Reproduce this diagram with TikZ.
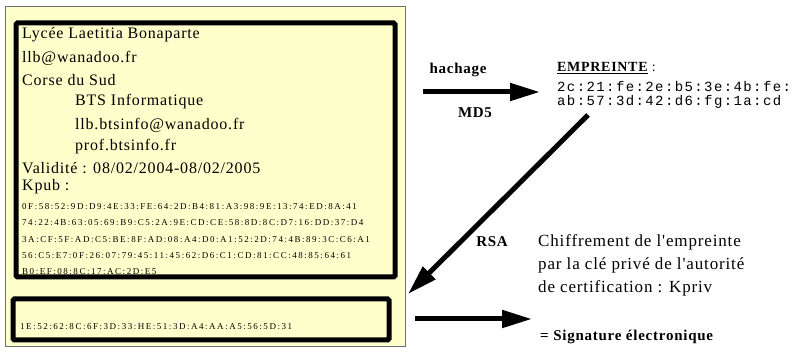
\documentclass[tikz,border=0pt]{standalone}
\usepackage{fontspec}
\setmainfont{Liberation Serif}
\newfontfamily\cardfont[LetterSpace=5]{Liberation Serif}
\newfontfamily\hexfont[LetterSpace=17]{Liberation Serif}
\newfontfamily\printfont[LetterSpace=10]{Liberation Mono}
\newfontfamily\notefont[LetterSpace=5]{Liberation Serif}
\newfontfamily\labelfont[LetterSpace=5]{Liberation Serif}
\usetikzlibrary{arrows.meta}
\definecolor{cardyellow}{HTML}{FFFFCC}
\definecolor{cardedge}{HTML}{707070}

\tikzset{
  card/.style={draw=cardedge, line width=1pt, fill=cardyellow, inner sep=0pt},
  heavybox/.style={draw=black, line width=5pt, rounded corners=1.5pt, inner sep=0pt},
  cardline/.style={anchor=west, inner sep=0pt, font=\cardfont\fontsize{16}{18}\selectfont},
  hexline/.style={anchor=west, inner sep=0pt, font=\hexfont\fontsize{9}{10}\selectfont},
  printline/.style={anchor=west, inner sep=0pt, font=\printfont\fontsize{14}{16}\selectfont},
  steplabel/.style={inner sep=0pt, font=\labelfont\bfseries\fontsize{15}{17}\selectfont},
  bigarrow/.style={line width=5pt, -{Triangle[length=30pt,width=17pt]}},
}

\begin{document}
\begin{tikzpicture}[x=1pt,y=-1pt]
\useasboundingbox (0,0) rectangle (793,352);

% certificate card and its two framed zones
\node[card, minimum width=400pt, minimum height=340pt] (cardbox) at (205,177) {};
\node[heavybox, minimum width=379pt, minimum height=254pt] (infobox) at (205.5,150) {};
\node[heavybox, minimum width=376pt, minimum height=41pt] (sigbox) at (201,319.5) {};

% certificate contents
\node[cardline] (school) at (22,35) {Lycée Laetitia Bonaparte};
\node[cardline] (mail)   at (22,58) {llb@wanadoo.fr};
\node[cardline] (region) at (22,80) {Corse du Sud};
\node[cardline] (bts)    at (75,102) {BTS Informatique};
\node[cardline] (btsmail) at (75,125) {llb.btsinfo@wanadoo.fr};
\node[cardline] (site)   at (75,147) {prof.btsinfo.fr};
\node[cardline] (valid)  at (22,168) {Validité : 08/02/2004-08/02/2005};
\node[cardline] (kpub) at (22,187) {Kpub :};
\node[hexline] (hexa) at (22,207) {0F:58:52:9D:D9:4E:33:FE:64:2D:B4:81:A3:98:9E:13:74:ED:8A:41};
\node[hexline] (hexb) at (22,223) {74:22:4B:63:05:69:B9:C5:2A:9E:CD:CE:58:8D:8C:D7:16:DD:37:D4};
\node[hexline] (hexc) at (22,240) {3A:CF:5F:AD:C5:BE:8F:AD:08:A4:D0:A1:52:2D:74:4B:89:3C:C6:A1};
\node[hexline] (hexd) at (22,256) {56:C5:E7:0F:26:07:79:45:11:45:62:D6:C1:CD:81:CC:48:85:64:61};
\node[hexline] (hexe) at (22,272) {B0:EF:08:8C:17:AC:2D:E5};
\node[hexline] (sighex) at (20,327) {1E:52:62:8C:6F:3D:33:HE:51:3D:A4:AA:A5:56:5D:31};

% hashing step
\node[steplabel] (hach) at (458,70) {hachage};
\node[steplabel] (md5)  at (475,113) {MD5};
\coordinate (hashfrom) at (423,92);
\coordinate (hashto)   at (540,92);
\draw[bigarrow] (hashfrom) -- (hashto);

% fingerprint
\node[anchor=west, inner sep=0pt, font=\labelfont\fontsize{14}{16}\selectfont] (printtitle) at (557,68) {\underline{\bfseries EMPREINTE} :};
\node[printline] (printa) at (557,87) {2c:21:fe:2e:b5:3e:4b:fe:};
\node[printline] (printb) at (557,102) {ab:57:3d:42:d6:fg:1a:cd};

% encryption step back to the signature zone
\coordinate (rsafrom) at (588,115);
\coordinate (rsato)   at (408,294);
\draw[bigarrow] (rsafrom) -- (rsato);
\node[steplabel] (rsa) at (492,242) {RSA};
\node[anchor=west, inner sep=0pt, align=left, font=\notefont\fontsize{17}{23}\selectfont] (cipher) at (538,265)
  {Chiffrement de l'empreinte\\par la clé privé de l'autorité\\de certification : Kpriv};

% result
\coordinate (sigfrom) at (415,319);
\coordinate (sigto)   at (532,319);
\draw[bigarrow] (sigfrom) -- (sigto);
\node[anchor=west, inner sep=0pt, font=\labelfont\bfseries\fontsize{15}{17}\selectfont] (sigtext) at (540,337) {= Signature électronique};
\end{tikzpicture}
\end{document}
—————
Challenge: Return exactly what appears from the opening line of the material through the line with "(0,0) rectangle (793,352);", apart from the pictures.

Complete response:
Reproduce this diagram with TikZ.
\documentclass[tikz,border=0pt]{standalone}
\usepackage{fontspec}
\setmainfont{Liberation Serif}
\newfontfamily\cardfont[LetterSpace=5]{Liberation Serif}
\newfontfamily\hexfont[LetterSpace=17]{Liberation Serif}
\newfontfamily\printfont[LetterSpace=10]{Liberation Mono}
\newfontfamily\notefont[LetterSpace=5]{Liberation Serif}
\newfontfamily\labelfont[LetterSpace=5]{Liberation Serif}
\usetikzlibrary{arrows.meta}
\definecolor{cardyellow}{HTML}{FFFFCC}
\definecolor{cardedge}{HTML}{707070}

\tikzset{
  card/.style={draw=cardedge, line width=1pt, fill=cardyellow, inner sep=0pt},
  heavybox/.style={draw=black, line width=5pt, rounded corners=1.5pt, inner sep=0pt},
  cardline/.style={anchor=west, inner sep=0pt, font=\cardfont\fontsize{16}{18}\selectfont},
  hexline/.style={anchor=west, inner sep=0pt, font=\hexfont\fontsize{9}{10}\selectfont},
  printline/.style={anchor=west, inner sep=0pt, font=\printfont\fontsize{14}{16}\selectfont},
  steplabel/.style={inner sep=0pt, font=\labelfont\bfseries\fontsize{15}{17}\selectfont},
  bigarrow/.style={line width=5pt, -{Triangle[length=30pt,width=17pt]}},
}

\begin{document}
\begin{tikzpicture}[x=1pt,y=-1pt]
\useasboundingbox (0,0) rectangle (793,352);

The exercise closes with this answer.